ECB Executive Board Member Peter Praet was quoted as saying that interest rates had not reached their lower limit and that a rate reduction remained part of the ECB's armoury.

His boss Mario Draghi had said late on Thursday that he expected interest rates to stay low or be even lower than now, for a considerable period.

That contrasts Draghi's remark following last Thursday's ECB meeting that he did not anticipate more rate cuts - which prompted markets to scale back expectations for further reductions in the deposit rate.

"When we had the ECB meeting last week, it sounded like the ECB would be nearing the end of its rate-cutting cycle and would prefer QE measures in the future," said Rene Albrecht, a market strategist at DZ Bank. "Now they are scaling back that statement."

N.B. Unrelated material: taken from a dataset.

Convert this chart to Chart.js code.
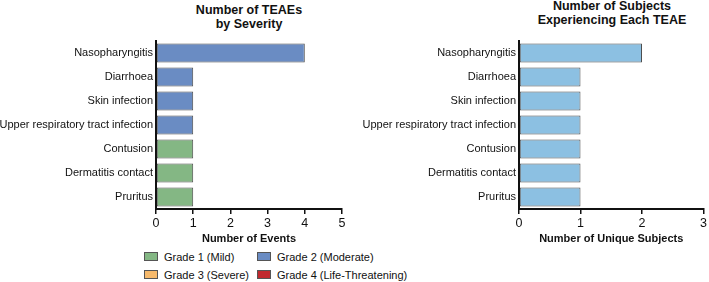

The yield on Italy's 10-year bond fell 3 basis points to 1.241 percent, the lowest since April 2015. Portuguese 10-year yields hit their lowest in seven weeks at 2.675 percent. Ten-year yields in Germany, France and Spain all fell to their lowest levels since last Thursday's ECB meeting, with most euro zone yields 2-3 bps down on the day.

"On balance, Praet's comments confirm our view that the central bank remains in easing mode as he also stressed that asset purchases would continue for as long as necessary to lift inflation up," Mizuho rates strategist Antoine Bouvet said in a note.

Money market rates priced in about a 60-70 percent chance of another 10 basis-point cut in the ECB's deposit rate by the end of the year, up from 50 percent before the latest ECB comments.

This week's rally in the euro to one-month highs against the dollar, after the US Federal Reserve suggested it expected to deliver two rate hikes this year, half the number seen in December, has also fuelled talk of more ECB easing.

A firmer currency complicates the ECB's task of reflating the euro zone economy as a strong euro means cheaper imports that drag down inflation. Markets also awaited a host of ratings decisions later in the day.

Standard and Poor's is expected to report on Finland, Austria and Portugal.

Both Moody's and S&P report on Cyprus, and S&P may also update its view on the wealthy Spanish region of Catalonia, which it downgraded in October and put on a negative outlook.

Earlier on Friday, Moody's said eurozone sovereigns' ratings will likely remain stable in 2016-2017, but that a decline on fiscal consolidation, a lack of progress on structural reforms and a rise in political risks all limit the upside potential.